# Source data
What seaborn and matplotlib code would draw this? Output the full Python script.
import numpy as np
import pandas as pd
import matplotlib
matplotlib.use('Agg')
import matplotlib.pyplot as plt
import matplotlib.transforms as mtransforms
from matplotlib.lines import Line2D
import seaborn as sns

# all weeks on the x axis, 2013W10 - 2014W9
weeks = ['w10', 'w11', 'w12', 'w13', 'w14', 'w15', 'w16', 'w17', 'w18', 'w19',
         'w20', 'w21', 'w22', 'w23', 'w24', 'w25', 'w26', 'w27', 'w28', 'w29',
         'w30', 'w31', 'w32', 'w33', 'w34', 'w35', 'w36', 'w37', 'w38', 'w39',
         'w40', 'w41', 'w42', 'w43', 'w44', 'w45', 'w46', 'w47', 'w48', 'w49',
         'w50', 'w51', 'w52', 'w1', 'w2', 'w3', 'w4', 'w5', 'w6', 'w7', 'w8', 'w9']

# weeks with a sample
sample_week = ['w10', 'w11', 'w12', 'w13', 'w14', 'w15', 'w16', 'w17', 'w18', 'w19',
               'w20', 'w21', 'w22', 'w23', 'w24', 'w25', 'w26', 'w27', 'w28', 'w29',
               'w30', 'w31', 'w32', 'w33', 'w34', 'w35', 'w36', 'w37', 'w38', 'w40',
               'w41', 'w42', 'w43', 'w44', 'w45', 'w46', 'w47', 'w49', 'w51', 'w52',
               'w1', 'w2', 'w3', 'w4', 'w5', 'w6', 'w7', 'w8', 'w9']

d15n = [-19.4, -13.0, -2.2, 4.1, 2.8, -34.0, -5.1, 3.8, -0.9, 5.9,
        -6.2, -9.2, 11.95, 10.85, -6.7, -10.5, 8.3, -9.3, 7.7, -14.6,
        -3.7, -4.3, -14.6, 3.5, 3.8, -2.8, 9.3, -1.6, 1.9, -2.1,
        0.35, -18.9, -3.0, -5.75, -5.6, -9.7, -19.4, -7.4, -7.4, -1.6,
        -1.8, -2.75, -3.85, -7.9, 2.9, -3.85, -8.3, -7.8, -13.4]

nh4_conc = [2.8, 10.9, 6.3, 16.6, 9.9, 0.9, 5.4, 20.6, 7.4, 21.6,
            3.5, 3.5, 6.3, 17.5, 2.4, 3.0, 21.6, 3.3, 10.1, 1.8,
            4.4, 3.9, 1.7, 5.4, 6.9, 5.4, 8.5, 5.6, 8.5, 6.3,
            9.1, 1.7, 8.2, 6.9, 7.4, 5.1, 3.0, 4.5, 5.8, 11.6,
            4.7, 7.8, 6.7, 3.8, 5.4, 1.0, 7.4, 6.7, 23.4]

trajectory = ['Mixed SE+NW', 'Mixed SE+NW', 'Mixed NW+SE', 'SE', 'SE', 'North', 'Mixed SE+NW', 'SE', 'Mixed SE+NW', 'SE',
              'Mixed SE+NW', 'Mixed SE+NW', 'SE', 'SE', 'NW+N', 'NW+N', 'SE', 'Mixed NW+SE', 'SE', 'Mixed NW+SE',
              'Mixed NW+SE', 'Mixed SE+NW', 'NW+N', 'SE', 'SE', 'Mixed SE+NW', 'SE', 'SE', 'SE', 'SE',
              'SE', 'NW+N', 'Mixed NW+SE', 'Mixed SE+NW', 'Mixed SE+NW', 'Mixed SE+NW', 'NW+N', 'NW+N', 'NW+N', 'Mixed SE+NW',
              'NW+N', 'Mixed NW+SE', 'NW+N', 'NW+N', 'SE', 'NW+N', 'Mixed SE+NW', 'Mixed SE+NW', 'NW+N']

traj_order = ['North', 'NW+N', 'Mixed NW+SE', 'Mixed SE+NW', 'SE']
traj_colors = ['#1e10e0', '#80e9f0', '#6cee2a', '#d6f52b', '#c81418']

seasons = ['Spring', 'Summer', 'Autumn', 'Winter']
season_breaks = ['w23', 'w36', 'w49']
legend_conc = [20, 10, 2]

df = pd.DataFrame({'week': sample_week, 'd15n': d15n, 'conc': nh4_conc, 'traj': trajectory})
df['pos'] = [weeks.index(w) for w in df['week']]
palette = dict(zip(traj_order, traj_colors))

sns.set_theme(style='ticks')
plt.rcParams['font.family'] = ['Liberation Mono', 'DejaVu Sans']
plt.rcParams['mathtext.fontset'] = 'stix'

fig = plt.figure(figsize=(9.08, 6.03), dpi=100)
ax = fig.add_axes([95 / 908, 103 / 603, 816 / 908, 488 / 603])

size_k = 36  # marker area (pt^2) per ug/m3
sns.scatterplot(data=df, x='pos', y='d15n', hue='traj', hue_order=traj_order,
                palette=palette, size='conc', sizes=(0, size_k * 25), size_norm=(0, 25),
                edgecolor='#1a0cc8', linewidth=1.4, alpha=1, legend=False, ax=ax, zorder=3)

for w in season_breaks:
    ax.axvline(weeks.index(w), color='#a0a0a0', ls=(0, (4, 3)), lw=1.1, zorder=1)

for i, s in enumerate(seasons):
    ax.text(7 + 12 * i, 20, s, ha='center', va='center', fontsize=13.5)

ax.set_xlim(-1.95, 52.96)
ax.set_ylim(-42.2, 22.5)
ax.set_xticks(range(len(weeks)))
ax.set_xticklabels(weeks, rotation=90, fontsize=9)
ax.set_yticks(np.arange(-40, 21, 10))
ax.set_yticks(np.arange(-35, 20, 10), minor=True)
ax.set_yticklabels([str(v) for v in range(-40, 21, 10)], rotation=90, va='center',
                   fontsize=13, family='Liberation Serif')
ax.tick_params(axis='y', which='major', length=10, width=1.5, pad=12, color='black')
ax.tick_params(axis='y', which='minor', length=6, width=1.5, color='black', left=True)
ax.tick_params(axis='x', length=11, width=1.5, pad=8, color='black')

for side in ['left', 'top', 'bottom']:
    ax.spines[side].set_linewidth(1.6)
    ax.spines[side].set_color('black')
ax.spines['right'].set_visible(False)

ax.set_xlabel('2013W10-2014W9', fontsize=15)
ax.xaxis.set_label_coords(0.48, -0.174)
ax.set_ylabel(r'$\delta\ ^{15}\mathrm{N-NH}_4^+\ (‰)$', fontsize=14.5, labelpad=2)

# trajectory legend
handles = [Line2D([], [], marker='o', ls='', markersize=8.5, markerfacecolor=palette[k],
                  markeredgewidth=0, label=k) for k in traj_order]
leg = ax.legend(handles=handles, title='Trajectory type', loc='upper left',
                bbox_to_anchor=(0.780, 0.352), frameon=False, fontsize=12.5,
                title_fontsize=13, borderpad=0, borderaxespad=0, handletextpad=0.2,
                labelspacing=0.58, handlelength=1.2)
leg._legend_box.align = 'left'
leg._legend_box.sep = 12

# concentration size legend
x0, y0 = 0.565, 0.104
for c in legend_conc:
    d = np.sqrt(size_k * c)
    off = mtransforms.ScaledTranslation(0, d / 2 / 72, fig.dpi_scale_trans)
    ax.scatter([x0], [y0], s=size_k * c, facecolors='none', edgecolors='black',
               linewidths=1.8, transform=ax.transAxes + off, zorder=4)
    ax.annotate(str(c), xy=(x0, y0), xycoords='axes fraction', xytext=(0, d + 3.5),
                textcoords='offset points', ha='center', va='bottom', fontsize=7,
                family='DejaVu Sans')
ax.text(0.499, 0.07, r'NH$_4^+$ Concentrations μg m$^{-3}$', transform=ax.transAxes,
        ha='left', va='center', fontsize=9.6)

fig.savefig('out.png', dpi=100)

# What you should do
The lines above should be duplicated exactly.

# Result of the task
What seaborn and matplotlib code would draw this? Output the full Python script.
import numpy as np
import pandas as pd
import matplotlib
matplotlib.use('Agg')
import matplotlib.pyplot as plt
import matplotlib.transforms as mtransforms
from matplotlib.lines import Line2D
import seaborn as sns

# all weeks on the x axis, 2013W10 - 2014W9
weeks = ['w10', 'w11', 'w12', 'w13', 'w14', 'w15', 'w16', 'w17', 'w18', 'w19',
         'w20', 'w21', 'w22', 'w23', 'w24', 'w25', 'w26', 'w27', 'w28', 'w29',
         'w30', 'w31', 'w32', 'w33', 'w34', 'w35', 'w36', 'w37', 'w38', 'w39',
         'w40', 'w41', 'w42', 'w43', 'w44', 'w45', 'w46', 'w47', 'w48', 'w49',
         'w50', 'w51', 'w52', 'w1', 'w2', 'w3', 'w4', 'w5', 'w6', 'w7', 'w8', 'w9']

# weeks with a sample
sample_week = ['w10', 'w11', 'w12', 'w13', 'w14', 'w15', 'w16', 'w17', 'w18', 'w19',
               'w20', 'w21', 'w22', 'w23', 'w24', 'w25', 'w26', 'w27', 'w28', 'w29',
               'w30', 'w31', 'w32', 'w33', 'w34', 'w35', 'w36', 'w37', 'w38', 'w40',
               'w41', 'w42', 'w43', 'w44', 'w45', 'w46', 'w47', 'w49', 'w51', 'w52',
               'w1', 'w2', 'w3', 'w4', 'w5', 'w6', 'w7', 'w8', 'w9']

d15n = [-19.4, -13.0, -2.2, 4.1, 2.8, -34.0, -5.1, 3.8, -0.9, 5.9,
        -6.2, -9.2, 11.95, 10.85, -6.7, -10.5, 8.3, -9.3, 7.7, -14.6,
        -3.7, -4.3, -14.6, 3.5, 3.8, -2.8, 9.3, -1.6, 1.9, -2.1,
        0.35, -18.9, -3.0, -5.75, -5.6, -9.7, -19.4, -7.4, -7.4, -1.6,
        -1.8, -2.75, -3.85, -7.9, 2.9, -3.85, -8.3, -7.8, -13.4]

nh4_conc = [2.8, 10.9, 6.3, 16.6, 9.9, 0.9, 5.4, 20.6, 7.4, 21.6,
            3.5, 3.5, 6.3, 17.5, 2.4, 3.0, 21.6, 3.3, 10.1, 1.8,
            4.4, 3.9, 1.7, 5.4, 6.9, 5.4, 8.5, 5.6, 8.5, 6.3,
            9.1, 1.7, 8.2, 6.9, 7.4, 5.1, 3.0, 4.5, 5.8, 11.6,
            4.7, 7.8, 6.7, 3.8, 5.4, 1.0, 7.4, 6.7, 23.4]

trajectory = ['Mixed SE+NW', 'Mixed SE+NW', 'Mixed NW+SE', 'SE', 'SE', 'North', 'Mixed SE+NW', 'SE', 'Mixed SE+NW', 'SE',
              'Mixed SE+NW', 'Mixed SE+NW', 'SE', 'SE', 'NW+N', 'NW+N', 'SE', 'Mixed NW+SE', 'SE', 'Mixed NW+SE',
              'Mixed NW+SE', 'Mixed SE+NW', 'NW+N', 'SE', 'SE', 'Mixed SE+NW', 'SE', 'SE', 'SE', 'SE',
              'SE', 'NW+N', 'Mixed NW+SE', 'Mixed SE+NW', 'Mixed SE+NW', 'Mixed SE+NW', 'NW+N', 'NW+N', 'NW+N', 'Mixed SE+NW',
              'NW+N', 'Mixed NW+SE', 'NW+N', 'NW+N', 'SE', 'NW+N', 'Mixed SE+NW', 'Mixed SE+NW', 'NW+N']

traj_order = ['North', 'NW+N', 'Mixed NW+SE', 'Mixed SE+NW', 'SE']
traj_colors = ['#1e10e0', '#80e9f0', '#6cee2a', '#d6f52b', '#c81418']

seasons = ['Spring', 'Summer', 'Autumn', 'Winter']
season_breaks = ['w23', 'w36', 'w49']
legend_conc = [20, 10, 2]

df = pd.DataFrame({'week': sample_week, 'd15n': d15n, 'conc': nh4_conc, 'traj': trajectory})
df['pos'] = [weeks.index(w) for w in df['week']]
palette = dict(zip(traj_order, traj_colors))

sns.set_theme(style='ticks')
plt.rcParams['font.family'] = ['Liberation Mono', 'DejaVu Sans']
plt.rcParams['mathtext.fontset'] = 'stix'

fig = plt.figure(figsize=(9.08, 6.03), dpi=100)
ax = fig.add_axes([95 / 908, 103 / 603, 816 / 908, 488 / 603])

size_k = 36  # marker area (pt^2) per ug/m3
sns.scatterplot(data=df, x='pos', y='d15n', hue='traj', hue_order=traj_order,
                palette=palette, size='conc', sizes=(0, size_k * 25), size_norm=(0, 25),
                edgecolor='#1a0cc8', linewidth=1.4, alpha=1, legend=False, ax=ax, zorder=3)

for w in season_breaks:
    ax.axvline(weeks.index(w), color='#a0a0a0', ls=(0, (4, 3)), lw=1.1, zorder=1)

for i, s in enumerate(seasons):
    ax.text(7 + 12 * i, 20, s, ha='center', va='center', fontsize=13.5)

ax.set_xlim(-1.95, 52.96)
ax.set_ylim(-42.2, 22.5)
ax.set_xticks(range(len(weeks)))
ax.set_xticklabels(weeks, rotation=90, fontsize=9)
ax.set_yticks(np.arange(-40, 21, 10))
ax.set_yticks(np.arange(-35, 20, 10), minor=True)
ax.set_yticklabels([str(v) for v in range(-40, 21, 10)], rotation=90, va='center',
                   fontsize=13, family='Liberation Serif')
ax.tick_params(axis='y', which='major', length=10, width=1.5, pad=12, color='black')
ax.tick_params(axis='y', which='minor', length=6, width=1.5, color='black', left=True)
ax.tick_params(axis='x', length=11, width=1.5, pad=8, color='black')

for side in ['left', 'top', 'bottom']:
    ax.spines[side].set_linewidth(1.6)
    ax.spines[side].set_color('black')
ax.spines['right'].set_visible(False)

ax.set_xlabel('2013W10-2014W9', fontsize=15)
ax.xaxis.set_label_coords(0.48, -0.174)
ax.set_ylabel(r'$\delta\ ^{15}\mathrm{N-NH}_4^+\ (‰)$', fontsize=14.5, labelpad=2)

# trajectory legend
handles = [Line2D([], [], marker='o', ls='', markersize=8.5, markerfacecolor=palette[k],
                  markeredgewidth=0, label=k) for k in traj_order]
leg = ax.legend(handles=handles, title='Trajectory type', loc='upper left',
                bbox_to_anchor=(0.780, 0.352), frameon=False, fontsize=12.5,
                title_fontsize=13, borderpad=0, borderaxespad=0, handletextpad=0.2,
                labelspacing=0.58, handlelength=1.2)
leg._legend_box.align = 'left'
leg._legend_box.sep = 12

# concentration size legend
x0, y0 = 0.565, 0.104
for c in legend_conc:
    d = np.sqrt(size_k * c)
    off = mtransforms.ScaledTranslation(0, d / 2 / 72, fig.dpi_scale_trans)
    ax.scatter([x0], [y0], s=size_k * c, facecolors='none', edgecolors='black',
               linewidths=1.8, transform=ax.transAxes + off, zorder=4)
    ax.annotate(str(c), xy=(x0, y0), xycoords='axes fraction', xytext=(0, d + 3.5),
                textcoords='offset points', ha='center', va='bottom', fontsize=7,
                family='DejaVu Sans')
ax.text(0.499, 0.07, r'NH$_4^+$ Concentrations μg m$^{-3}$', transform=ax.transAxes,
        ha='left', va='center', fontsize=9.6)

fig.savefig('out.png', dpi=100)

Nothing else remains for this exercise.